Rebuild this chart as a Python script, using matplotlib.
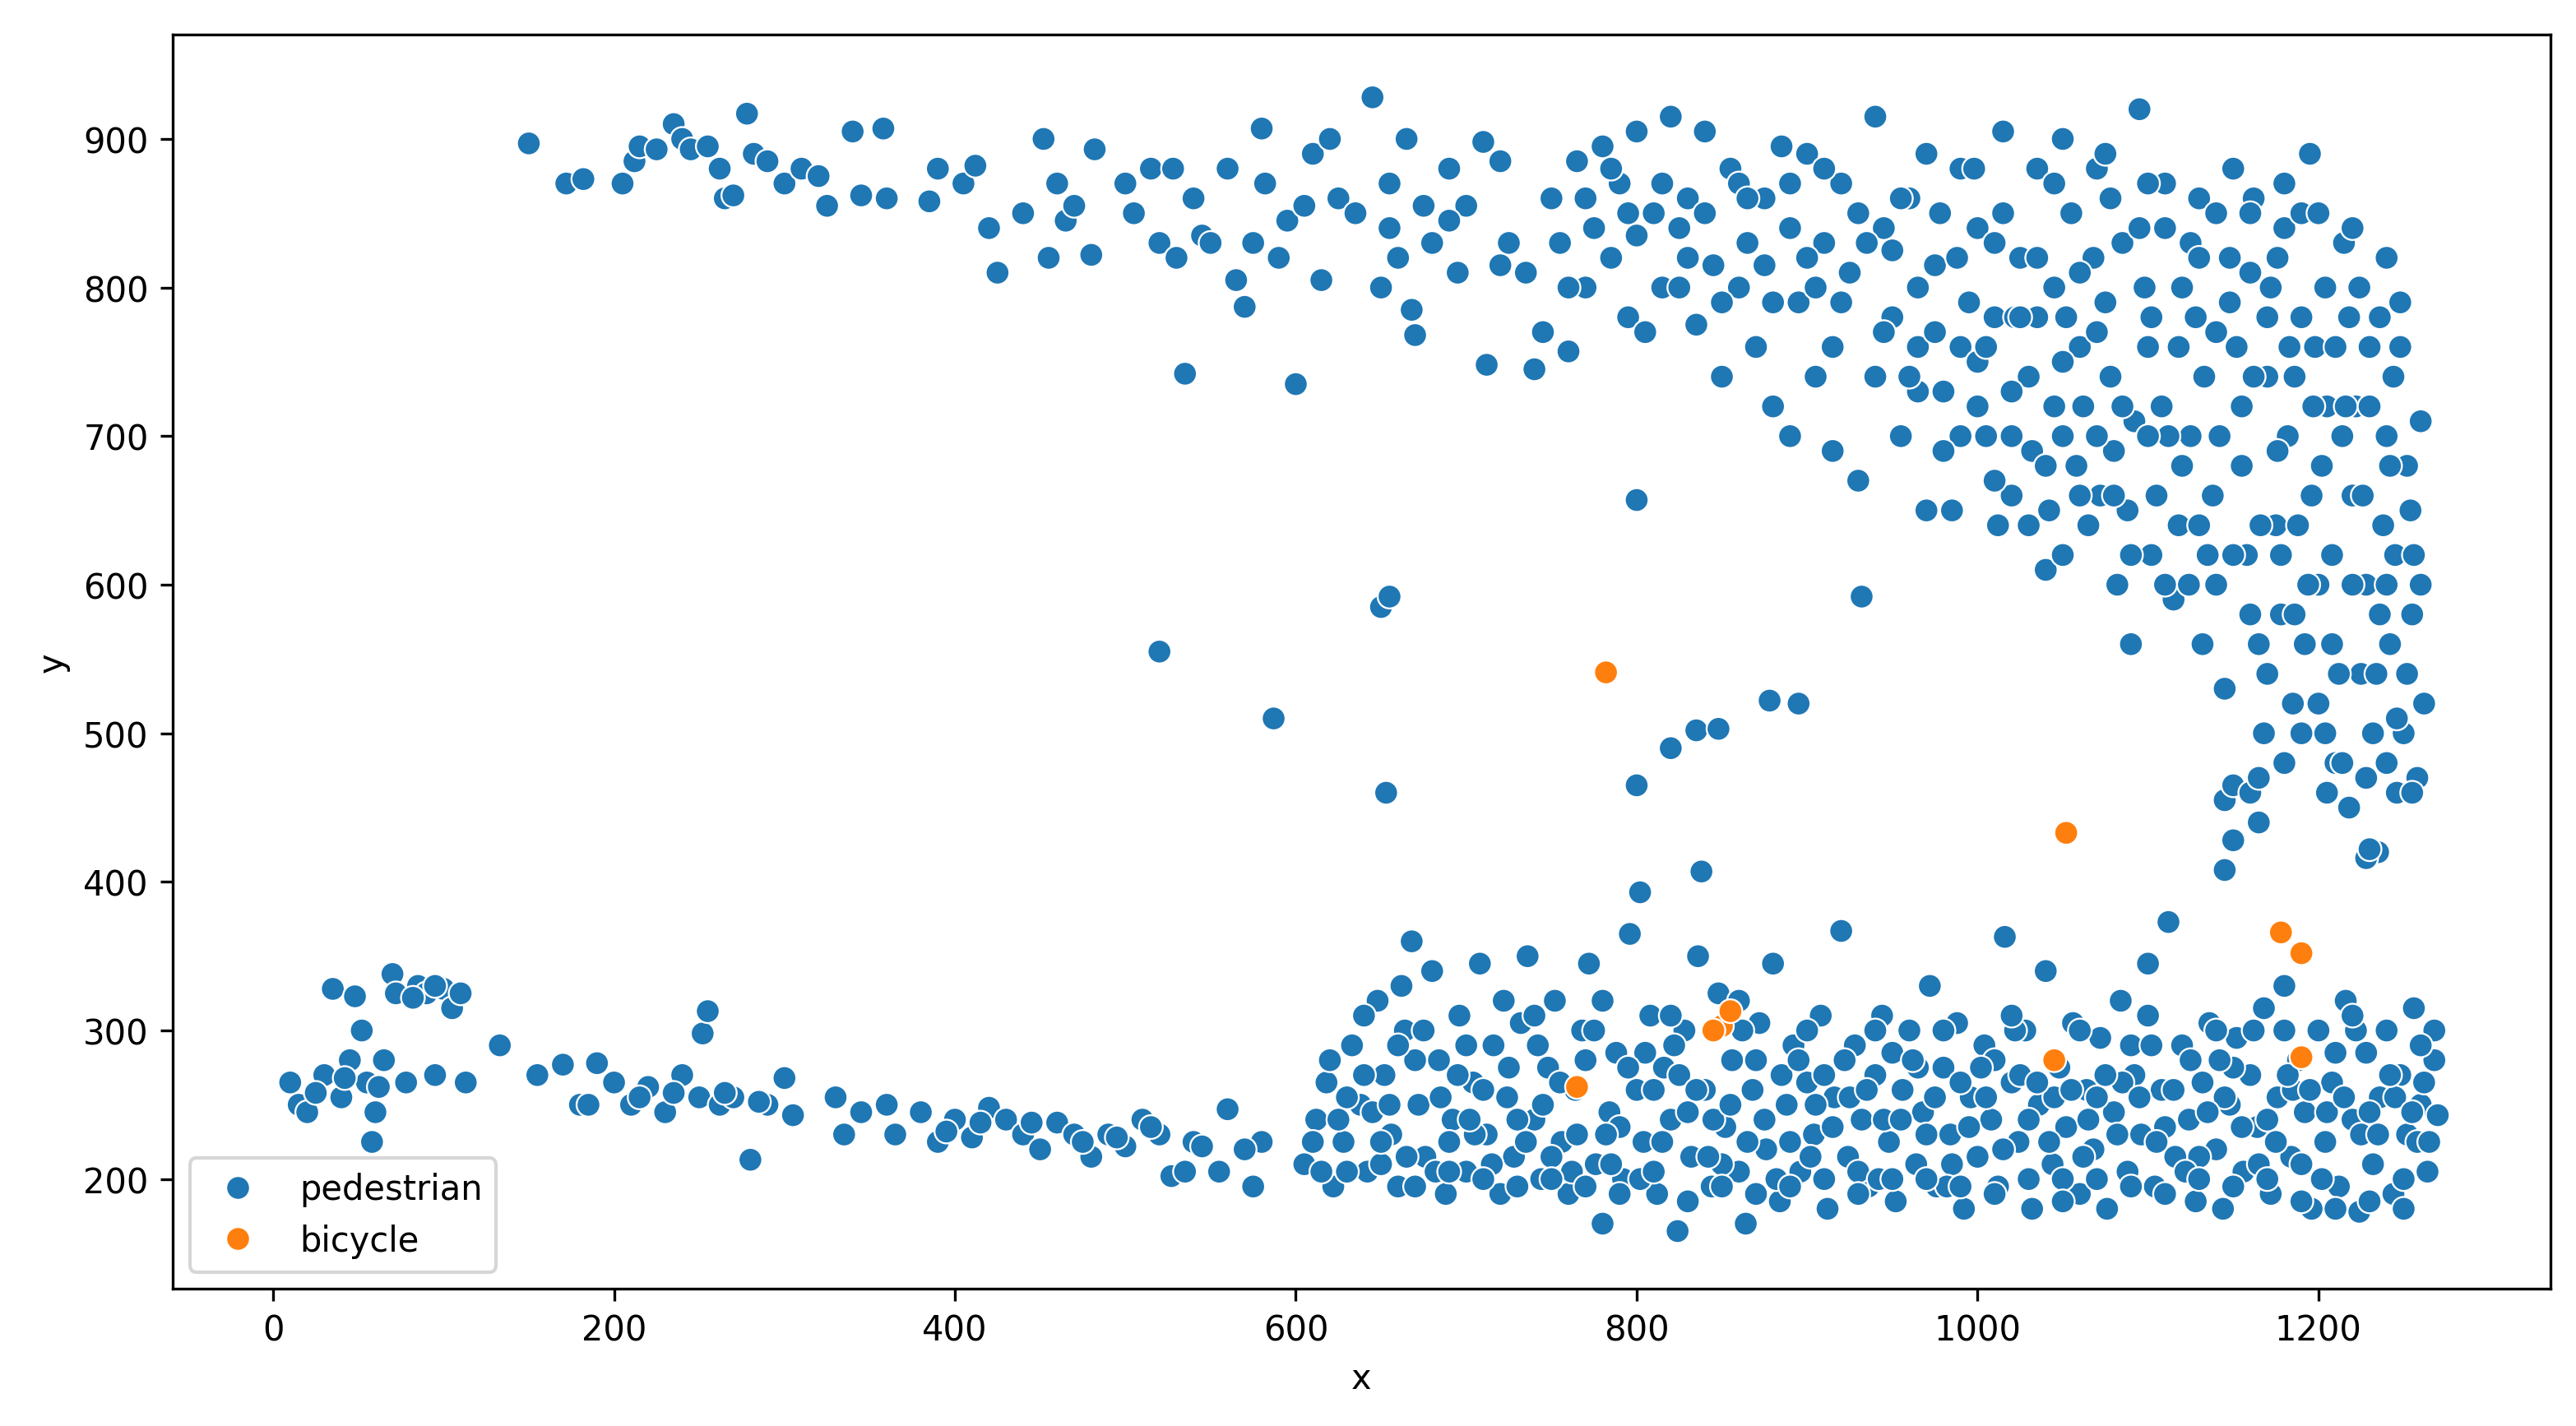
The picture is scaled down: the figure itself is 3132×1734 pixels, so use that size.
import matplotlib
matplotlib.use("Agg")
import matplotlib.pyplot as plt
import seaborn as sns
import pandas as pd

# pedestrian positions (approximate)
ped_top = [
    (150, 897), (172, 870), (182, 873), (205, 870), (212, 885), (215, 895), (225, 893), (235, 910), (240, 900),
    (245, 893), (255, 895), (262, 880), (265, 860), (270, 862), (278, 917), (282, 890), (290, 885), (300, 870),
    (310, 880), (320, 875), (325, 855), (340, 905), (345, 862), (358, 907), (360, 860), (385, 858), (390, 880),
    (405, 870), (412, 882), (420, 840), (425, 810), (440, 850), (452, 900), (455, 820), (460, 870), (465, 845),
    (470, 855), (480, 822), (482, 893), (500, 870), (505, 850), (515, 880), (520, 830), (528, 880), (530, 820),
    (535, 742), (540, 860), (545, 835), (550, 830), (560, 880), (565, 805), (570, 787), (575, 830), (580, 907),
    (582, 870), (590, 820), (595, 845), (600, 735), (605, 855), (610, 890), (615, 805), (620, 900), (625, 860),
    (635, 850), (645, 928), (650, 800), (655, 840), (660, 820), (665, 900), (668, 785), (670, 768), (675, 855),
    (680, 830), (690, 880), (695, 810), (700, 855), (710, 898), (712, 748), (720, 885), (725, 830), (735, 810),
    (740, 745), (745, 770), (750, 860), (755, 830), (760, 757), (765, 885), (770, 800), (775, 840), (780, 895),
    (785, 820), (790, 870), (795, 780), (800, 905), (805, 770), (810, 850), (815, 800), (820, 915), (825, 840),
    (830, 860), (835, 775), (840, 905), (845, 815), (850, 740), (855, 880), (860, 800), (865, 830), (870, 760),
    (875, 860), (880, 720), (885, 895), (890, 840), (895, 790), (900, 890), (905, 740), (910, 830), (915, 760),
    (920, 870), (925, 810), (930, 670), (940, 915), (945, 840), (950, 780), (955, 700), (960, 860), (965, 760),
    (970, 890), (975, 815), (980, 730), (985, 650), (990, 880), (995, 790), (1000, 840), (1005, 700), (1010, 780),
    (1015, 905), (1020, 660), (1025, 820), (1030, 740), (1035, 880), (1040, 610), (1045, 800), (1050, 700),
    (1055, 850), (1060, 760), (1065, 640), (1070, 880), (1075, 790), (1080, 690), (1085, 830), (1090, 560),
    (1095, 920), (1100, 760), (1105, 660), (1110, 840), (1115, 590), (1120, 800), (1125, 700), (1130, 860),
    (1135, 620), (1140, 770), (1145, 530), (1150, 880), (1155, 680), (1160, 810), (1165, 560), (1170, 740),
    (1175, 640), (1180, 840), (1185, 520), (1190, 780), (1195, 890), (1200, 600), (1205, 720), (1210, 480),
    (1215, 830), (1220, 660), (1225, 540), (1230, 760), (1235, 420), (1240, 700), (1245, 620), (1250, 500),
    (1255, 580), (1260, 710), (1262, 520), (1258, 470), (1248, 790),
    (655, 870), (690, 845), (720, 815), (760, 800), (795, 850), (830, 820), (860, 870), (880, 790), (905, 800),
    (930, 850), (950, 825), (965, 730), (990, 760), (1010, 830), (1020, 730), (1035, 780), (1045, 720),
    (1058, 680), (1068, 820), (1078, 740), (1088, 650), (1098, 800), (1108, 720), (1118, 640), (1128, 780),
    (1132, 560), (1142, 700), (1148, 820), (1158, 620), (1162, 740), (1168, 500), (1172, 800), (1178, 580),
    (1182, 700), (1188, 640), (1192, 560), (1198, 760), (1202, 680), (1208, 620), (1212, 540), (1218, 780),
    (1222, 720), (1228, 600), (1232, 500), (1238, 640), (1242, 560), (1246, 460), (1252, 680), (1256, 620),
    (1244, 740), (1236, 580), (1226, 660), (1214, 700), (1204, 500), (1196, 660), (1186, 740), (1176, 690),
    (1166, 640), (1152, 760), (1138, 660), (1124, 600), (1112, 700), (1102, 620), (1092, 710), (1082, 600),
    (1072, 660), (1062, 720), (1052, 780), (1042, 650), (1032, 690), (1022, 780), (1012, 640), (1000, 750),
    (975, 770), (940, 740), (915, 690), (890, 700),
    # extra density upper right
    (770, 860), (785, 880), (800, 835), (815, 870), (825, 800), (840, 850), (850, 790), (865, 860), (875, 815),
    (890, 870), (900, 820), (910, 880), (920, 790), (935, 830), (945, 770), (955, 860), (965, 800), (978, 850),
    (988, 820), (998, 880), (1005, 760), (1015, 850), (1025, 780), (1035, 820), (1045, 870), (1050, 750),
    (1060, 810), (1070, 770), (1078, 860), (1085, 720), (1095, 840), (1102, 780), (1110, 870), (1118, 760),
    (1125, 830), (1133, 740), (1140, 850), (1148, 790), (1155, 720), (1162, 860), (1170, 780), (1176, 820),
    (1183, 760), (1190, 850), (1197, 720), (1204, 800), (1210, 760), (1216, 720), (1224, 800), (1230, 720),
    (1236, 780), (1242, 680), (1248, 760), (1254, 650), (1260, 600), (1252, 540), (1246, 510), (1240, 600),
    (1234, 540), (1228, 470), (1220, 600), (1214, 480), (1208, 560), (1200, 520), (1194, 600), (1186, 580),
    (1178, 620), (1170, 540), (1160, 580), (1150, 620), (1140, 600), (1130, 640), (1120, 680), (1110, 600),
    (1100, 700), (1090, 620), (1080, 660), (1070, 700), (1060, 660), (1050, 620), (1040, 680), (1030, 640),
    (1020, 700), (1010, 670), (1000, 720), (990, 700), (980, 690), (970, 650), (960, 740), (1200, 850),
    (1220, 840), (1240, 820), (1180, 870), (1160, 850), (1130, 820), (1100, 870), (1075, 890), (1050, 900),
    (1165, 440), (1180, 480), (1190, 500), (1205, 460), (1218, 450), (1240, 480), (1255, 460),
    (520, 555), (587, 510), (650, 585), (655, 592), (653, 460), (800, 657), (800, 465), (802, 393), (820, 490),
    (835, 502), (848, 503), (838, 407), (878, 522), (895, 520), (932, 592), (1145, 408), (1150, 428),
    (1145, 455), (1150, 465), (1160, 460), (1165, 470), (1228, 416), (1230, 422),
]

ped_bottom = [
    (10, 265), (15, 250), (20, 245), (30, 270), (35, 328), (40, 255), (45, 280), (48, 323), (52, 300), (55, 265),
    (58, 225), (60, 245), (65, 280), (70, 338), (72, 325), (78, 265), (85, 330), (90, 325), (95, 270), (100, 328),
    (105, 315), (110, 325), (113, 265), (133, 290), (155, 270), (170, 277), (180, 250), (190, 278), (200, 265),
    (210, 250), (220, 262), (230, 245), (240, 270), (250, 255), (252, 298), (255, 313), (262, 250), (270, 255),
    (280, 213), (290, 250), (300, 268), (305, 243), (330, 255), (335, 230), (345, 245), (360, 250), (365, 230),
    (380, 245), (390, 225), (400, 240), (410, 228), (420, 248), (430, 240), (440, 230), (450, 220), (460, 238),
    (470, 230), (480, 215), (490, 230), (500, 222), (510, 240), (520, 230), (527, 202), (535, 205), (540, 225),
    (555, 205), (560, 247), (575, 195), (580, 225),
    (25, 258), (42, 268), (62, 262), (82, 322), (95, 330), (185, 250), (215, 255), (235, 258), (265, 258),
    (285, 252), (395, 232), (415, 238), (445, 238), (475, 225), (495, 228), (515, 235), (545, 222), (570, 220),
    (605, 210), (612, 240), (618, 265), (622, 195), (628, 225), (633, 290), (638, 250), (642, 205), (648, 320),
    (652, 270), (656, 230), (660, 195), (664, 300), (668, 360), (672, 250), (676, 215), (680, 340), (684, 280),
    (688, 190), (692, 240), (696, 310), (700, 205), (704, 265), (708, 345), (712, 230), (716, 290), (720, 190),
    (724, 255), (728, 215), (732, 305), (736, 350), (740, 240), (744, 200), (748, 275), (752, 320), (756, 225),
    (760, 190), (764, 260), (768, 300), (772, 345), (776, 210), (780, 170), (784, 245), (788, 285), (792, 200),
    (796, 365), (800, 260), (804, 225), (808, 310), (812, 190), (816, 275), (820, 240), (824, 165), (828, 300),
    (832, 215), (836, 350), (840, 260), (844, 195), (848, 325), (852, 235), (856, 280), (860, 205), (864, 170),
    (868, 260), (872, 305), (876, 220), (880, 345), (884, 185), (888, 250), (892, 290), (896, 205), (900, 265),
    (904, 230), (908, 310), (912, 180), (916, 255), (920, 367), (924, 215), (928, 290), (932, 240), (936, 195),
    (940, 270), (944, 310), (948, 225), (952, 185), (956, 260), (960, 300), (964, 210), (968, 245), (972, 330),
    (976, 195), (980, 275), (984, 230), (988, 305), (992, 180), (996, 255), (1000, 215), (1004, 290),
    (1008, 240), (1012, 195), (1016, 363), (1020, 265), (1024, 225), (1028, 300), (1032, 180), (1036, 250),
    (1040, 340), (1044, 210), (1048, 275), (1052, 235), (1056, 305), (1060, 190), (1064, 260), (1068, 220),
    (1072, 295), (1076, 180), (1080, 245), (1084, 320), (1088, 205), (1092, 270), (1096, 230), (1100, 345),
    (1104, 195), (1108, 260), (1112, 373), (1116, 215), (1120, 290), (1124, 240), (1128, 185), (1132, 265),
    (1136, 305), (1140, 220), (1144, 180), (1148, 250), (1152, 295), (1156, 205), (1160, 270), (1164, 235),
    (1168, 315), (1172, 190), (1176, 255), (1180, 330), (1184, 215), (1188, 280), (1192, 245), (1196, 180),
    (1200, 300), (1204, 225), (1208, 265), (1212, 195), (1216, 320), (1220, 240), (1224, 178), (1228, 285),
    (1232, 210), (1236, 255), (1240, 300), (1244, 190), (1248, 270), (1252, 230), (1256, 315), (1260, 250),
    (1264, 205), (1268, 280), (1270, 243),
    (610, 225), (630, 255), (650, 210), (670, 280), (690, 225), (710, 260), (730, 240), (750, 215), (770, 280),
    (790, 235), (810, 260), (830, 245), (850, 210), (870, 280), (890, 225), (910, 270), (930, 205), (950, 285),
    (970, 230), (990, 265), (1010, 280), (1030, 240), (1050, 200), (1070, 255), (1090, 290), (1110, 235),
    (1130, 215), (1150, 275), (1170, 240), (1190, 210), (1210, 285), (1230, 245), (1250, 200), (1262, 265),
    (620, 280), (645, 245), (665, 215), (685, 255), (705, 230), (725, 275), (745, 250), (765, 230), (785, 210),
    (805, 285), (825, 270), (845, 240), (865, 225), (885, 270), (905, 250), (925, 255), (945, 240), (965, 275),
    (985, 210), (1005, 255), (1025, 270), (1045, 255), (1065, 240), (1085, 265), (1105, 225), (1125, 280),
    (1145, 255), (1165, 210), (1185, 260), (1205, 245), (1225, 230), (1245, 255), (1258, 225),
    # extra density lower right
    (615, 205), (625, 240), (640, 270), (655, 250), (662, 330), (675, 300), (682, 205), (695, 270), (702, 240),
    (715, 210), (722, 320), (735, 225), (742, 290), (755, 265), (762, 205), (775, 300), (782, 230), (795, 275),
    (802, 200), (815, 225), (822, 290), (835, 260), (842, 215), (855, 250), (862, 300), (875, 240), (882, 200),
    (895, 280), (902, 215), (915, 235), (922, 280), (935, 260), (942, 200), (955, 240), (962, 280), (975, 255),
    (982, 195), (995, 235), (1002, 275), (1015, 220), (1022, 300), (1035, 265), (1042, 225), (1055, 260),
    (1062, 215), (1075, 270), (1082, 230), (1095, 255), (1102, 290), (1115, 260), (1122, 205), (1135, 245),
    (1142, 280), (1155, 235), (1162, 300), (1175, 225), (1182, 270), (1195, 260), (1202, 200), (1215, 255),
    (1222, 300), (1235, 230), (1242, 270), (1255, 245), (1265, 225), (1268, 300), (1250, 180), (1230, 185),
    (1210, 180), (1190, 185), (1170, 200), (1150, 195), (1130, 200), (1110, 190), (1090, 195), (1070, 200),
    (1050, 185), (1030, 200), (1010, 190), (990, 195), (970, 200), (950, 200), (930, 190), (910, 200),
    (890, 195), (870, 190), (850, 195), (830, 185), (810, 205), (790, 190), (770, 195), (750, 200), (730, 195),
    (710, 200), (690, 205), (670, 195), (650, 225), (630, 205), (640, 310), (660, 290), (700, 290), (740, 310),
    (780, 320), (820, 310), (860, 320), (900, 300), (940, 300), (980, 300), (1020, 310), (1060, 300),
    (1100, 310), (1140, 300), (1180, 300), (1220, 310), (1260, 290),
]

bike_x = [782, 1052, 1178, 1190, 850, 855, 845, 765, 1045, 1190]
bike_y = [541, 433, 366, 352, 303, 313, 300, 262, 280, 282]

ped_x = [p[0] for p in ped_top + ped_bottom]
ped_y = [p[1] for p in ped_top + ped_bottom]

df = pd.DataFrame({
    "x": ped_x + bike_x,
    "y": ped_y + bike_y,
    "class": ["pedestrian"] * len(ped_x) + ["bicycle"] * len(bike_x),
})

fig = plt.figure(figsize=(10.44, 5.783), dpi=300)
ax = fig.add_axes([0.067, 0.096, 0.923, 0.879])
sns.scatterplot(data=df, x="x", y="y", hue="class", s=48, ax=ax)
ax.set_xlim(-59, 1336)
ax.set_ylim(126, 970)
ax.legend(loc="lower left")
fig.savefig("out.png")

========================

Exercise: Exactly and exclusively, reproduce the lines that start at the line containing "The picture is" and end at the line containing "import pandas as pd", inclusive of both.

In response:
The picture is scaled down: the figure itself is 3132×1734 pixels, so use that size.
import matplotlib
matplotlib.use("Agg")
import matplotlib.pyplot as plt
import seaborn as sns
import pandas as pd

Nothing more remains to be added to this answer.